— Begin TASK MATERIAL —

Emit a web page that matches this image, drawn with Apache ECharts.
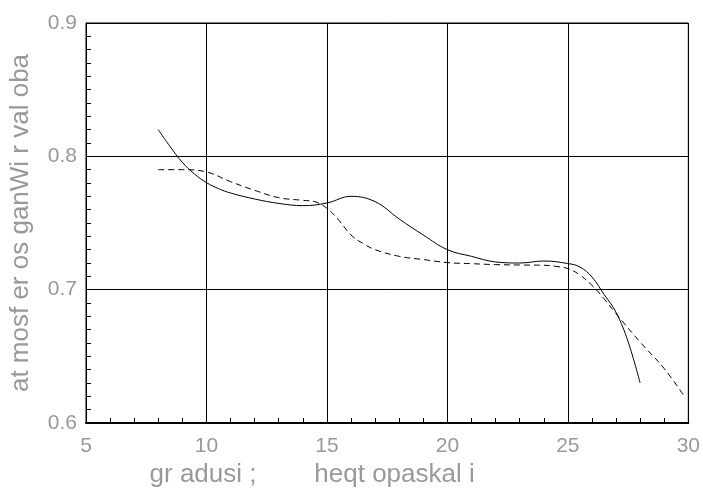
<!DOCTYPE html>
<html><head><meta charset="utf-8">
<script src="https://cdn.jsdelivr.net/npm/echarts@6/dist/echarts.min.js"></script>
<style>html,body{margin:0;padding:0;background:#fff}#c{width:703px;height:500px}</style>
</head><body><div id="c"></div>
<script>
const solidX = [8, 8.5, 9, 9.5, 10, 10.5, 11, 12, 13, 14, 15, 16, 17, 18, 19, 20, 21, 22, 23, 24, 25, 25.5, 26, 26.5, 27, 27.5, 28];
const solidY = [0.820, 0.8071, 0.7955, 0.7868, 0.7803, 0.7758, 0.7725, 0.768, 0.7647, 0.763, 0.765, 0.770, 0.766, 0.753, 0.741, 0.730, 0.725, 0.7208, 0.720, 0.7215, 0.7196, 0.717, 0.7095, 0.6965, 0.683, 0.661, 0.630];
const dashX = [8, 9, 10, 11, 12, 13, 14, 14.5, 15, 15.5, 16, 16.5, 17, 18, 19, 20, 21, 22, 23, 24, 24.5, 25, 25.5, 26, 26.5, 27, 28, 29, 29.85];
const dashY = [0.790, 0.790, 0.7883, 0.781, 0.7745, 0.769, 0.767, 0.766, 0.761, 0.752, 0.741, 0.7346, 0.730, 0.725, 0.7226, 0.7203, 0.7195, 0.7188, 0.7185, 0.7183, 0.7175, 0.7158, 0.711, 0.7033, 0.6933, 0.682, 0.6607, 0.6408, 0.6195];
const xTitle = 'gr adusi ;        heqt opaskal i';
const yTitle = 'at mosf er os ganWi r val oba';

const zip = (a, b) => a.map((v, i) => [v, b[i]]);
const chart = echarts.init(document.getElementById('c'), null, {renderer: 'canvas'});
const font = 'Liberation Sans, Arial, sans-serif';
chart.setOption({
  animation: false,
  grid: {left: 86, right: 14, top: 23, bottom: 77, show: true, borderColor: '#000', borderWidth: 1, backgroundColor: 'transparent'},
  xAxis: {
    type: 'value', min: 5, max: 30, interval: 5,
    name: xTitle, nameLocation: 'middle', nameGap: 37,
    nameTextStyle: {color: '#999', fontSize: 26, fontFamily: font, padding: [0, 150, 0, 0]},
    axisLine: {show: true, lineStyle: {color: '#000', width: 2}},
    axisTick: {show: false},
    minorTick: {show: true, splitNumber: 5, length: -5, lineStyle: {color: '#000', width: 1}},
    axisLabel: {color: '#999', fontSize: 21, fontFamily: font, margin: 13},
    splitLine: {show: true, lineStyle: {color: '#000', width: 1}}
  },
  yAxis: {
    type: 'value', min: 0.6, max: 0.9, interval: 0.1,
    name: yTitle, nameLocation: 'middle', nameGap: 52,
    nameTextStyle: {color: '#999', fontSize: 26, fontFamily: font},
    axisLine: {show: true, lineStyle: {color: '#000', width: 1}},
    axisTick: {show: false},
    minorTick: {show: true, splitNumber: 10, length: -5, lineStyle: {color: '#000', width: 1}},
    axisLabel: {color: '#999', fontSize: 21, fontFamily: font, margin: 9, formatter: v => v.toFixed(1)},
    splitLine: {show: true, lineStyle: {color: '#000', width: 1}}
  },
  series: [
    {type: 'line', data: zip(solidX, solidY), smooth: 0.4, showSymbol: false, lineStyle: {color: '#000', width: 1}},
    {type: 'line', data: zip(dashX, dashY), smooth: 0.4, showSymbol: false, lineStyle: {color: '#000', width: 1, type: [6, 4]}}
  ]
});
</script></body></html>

— End TASK MATERIAL —
— Begin TASK MATERIAL —

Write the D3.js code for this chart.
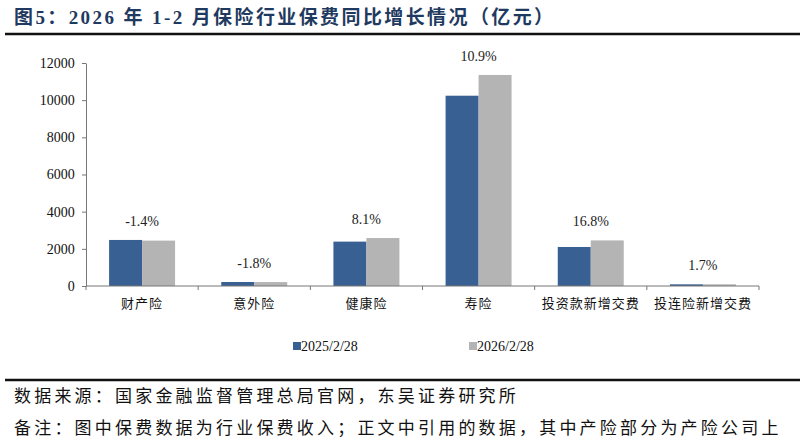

— End TASK MATERIAL —
— Begin TASK MATERIAL —

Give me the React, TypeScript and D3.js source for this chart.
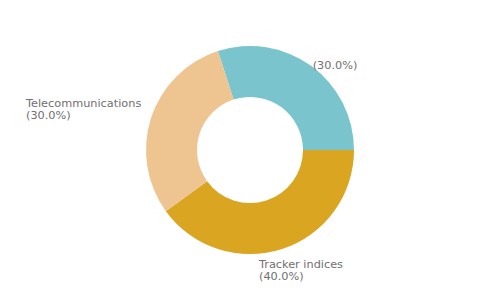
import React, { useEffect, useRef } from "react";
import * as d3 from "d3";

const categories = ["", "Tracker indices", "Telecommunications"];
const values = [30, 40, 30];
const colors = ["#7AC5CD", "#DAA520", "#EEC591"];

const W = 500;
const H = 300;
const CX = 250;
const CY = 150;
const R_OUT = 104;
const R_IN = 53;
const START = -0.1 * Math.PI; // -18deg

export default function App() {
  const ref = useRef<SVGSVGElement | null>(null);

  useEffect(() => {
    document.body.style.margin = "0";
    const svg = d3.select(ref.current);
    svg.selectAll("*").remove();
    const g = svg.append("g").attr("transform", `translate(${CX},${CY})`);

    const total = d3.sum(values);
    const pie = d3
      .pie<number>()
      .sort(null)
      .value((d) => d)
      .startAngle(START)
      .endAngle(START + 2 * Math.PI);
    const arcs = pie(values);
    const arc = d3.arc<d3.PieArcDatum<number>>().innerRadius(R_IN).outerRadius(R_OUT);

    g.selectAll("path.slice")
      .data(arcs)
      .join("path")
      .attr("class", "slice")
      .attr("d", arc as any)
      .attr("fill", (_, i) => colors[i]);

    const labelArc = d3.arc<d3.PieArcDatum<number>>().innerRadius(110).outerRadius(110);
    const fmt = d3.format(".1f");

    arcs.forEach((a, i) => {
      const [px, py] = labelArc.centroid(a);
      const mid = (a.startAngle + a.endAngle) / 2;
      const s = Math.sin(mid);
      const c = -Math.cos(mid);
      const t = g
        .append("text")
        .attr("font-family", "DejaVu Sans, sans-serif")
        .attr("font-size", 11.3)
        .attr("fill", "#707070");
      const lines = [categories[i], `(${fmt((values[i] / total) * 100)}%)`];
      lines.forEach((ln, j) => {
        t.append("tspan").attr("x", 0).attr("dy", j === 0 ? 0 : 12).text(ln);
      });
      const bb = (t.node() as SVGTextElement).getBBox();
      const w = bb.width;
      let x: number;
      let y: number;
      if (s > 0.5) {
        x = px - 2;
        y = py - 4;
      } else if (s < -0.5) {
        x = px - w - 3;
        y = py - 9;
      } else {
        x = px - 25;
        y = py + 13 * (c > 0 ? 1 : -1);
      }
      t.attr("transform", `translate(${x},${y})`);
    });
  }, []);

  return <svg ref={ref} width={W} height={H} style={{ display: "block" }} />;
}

— End TASK MATERIAL —

WHAT IS EXPECTED:
Print exactly the lines from the line containing "Give me the" through the line containing "const START = -0.1 * Math.PI; // -18deg", and omit any picture found among them.

ANSWER TO THE PROBLEM:
Give me the React, TypeScript and D3.js source for this chart.
import React, { useEffect, useRef } from "react";
import * as d3 from "d3";

const categories = ["", "Tracker indices", "Telecommunications"];
const values = [30, 40, 30];
const colors = ["#7AC5CD", "#DAA520", "#EEC591"];

const W = 500;
const H = 300;
const CX = 250;
const CY = 150;
const R_OUT = 104;
const R_IN = 53;
const START = -0.1 * Math.PI; // -18deg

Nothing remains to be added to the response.